» WHAT THE TASK ASKS
Quote the whole listing word for word, please.
┏━━
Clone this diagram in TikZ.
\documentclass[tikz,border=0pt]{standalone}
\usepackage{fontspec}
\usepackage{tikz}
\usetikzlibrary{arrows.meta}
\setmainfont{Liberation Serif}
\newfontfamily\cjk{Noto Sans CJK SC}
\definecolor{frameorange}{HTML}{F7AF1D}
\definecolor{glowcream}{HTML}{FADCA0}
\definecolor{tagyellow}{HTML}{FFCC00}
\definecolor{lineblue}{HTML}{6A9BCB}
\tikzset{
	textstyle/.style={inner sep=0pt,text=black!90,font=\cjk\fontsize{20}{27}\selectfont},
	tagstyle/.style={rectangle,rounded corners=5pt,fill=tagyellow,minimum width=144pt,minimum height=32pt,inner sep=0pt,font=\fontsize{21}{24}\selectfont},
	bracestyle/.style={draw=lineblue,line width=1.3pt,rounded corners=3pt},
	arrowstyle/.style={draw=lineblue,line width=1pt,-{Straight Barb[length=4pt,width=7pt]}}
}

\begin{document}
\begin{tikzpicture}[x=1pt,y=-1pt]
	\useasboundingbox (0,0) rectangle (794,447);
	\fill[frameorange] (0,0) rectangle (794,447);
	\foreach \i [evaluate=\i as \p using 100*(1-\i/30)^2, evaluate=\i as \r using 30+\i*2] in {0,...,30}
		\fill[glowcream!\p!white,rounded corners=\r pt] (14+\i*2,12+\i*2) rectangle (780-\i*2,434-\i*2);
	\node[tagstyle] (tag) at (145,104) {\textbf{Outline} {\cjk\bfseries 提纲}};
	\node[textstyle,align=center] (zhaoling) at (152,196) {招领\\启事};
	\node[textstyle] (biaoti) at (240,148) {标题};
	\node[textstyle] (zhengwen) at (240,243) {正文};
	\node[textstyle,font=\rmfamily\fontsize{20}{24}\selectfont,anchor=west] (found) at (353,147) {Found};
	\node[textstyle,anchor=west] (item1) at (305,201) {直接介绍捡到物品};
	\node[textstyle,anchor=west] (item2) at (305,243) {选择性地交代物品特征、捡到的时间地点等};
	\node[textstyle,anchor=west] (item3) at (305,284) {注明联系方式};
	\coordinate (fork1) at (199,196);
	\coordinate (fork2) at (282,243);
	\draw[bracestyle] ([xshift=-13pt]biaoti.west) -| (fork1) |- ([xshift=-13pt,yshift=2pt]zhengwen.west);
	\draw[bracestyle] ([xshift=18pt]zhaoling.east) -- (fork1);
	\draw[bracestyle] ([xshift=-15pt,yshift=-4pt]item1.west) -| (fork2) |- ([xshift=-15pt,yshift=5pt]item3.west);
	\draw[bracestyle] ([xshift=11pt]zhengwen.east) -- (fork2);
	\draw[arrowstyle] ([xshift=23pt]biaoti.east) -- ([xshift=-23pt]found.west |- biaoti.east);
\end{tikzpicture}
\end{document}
┗━━
» SOLUTION TO THE PROBLEM
Clone this diagram in TikZ.
\documentclass[tikz,border=0pt]{standalone}
\usepackage{fontspec}
\usepackage{tikz}
\usetikzlibrary{arrows.meta}
\setmainfont{Liberation Serif}
\newfontfamily\cjk{Noto Sans CJK SC}
\definecolor{frameorange}{HTML}{F7AF1D}
\definecolor{glowcream}{HTML}{FADCA0}
\definecolor{tagyellow}{HTML}{FFCC00}
\definecolor{lineblue}{HTML}{6A9BCB}
\tikzset{
	textstyle/.style={inner sep=0pt,text=black!90,font=\cjk\fontsize{20}{27}\selectfont},
	tagstyle/.style={rectangle,rounded corners=5pt,fill=tagyellow,minimum width=144pt,minimum height=32pt,inner sep=0pt,font=\fontsize{21}{24}\selectfont},
	bracestyle/.style={draw=lineblue,line width=1.3pt,rounded corners=3pt},
	arrowstyle/.style={draw=lineblue,line width=1pt,-{Straight Barb[length=4pt,width=7pt]}}
}

\begin{document}
\begin{tikzpicture}[x=1pt,y=-1pt]
	\useasboundingbox (0,0) rectangle (794,447);
	\fill[frameorange] (0,0) rectangle (794,447);
	\foreach \i [evaluate=\i as \p using 100*(1-\i/30)^2, evaluate=\i as \r using 30+\i*2] in {0,...,30}
		\fill[glowcream!\p!white,rounded corners=\r pt] (14+\i*2,12+\i*2) rectangle (780-\i*2,434-\i*2);
	\node[tagstyle] (tag) at (145,104) {\textbf{Outline} {\cjk\bfseries 提纲}};
	\node[textstyle,align=center] (zhaoling) at (152,196) {招领\\启事};
	\node[textstyle] (biaoti) at (240,148) {标题};
	\node[textstyle] (zhengwen) at (240,243) {正文};
	\node[textstyle,font=\rmfamily\fontsize{20}{24}\selectfont,anchor=west] (found) at (353,147) {Found};
	\node[textstyle,anchor=west] (item1) at (305,201) {直接介绍捡到物品};
	\node[textstyle,anchor=west] (item2) at (305,243) {选择性地交代物品特征、捡到的时间地点等};
	\node[textstyle,anchor=west] (item3) at (305,284) {注明联系方式};
	\coordinate (fork1) at (199,196);
	\coordinate (fork2) at (282,243);
	\draw[bracestyle] ([xshift=-13pt]biaoti.west) -| (fork1) |- ([xshift=-13pt,yshift=2pt]zhengwen.west);
	\draw[bracestyle] ([xshift=18pt]zhaoling.east) -- (fork1);
	\draw[bracestyle] ([xshift=-15pt,yshift=-4pt]item1.west) -| (fork2) |- ([xshift=-15pt,yshift=5pt]item3.west);
	\draw[bracestyle] ([xshift=11pt]zhengwen.east) -- (fork2);
	\draw[arrowstyle] ([xshift=23pt]biaoti.east) -- ([xshift=-23pt]found.west |- biaoti.east);
\end{tikzpicture}
\end{document}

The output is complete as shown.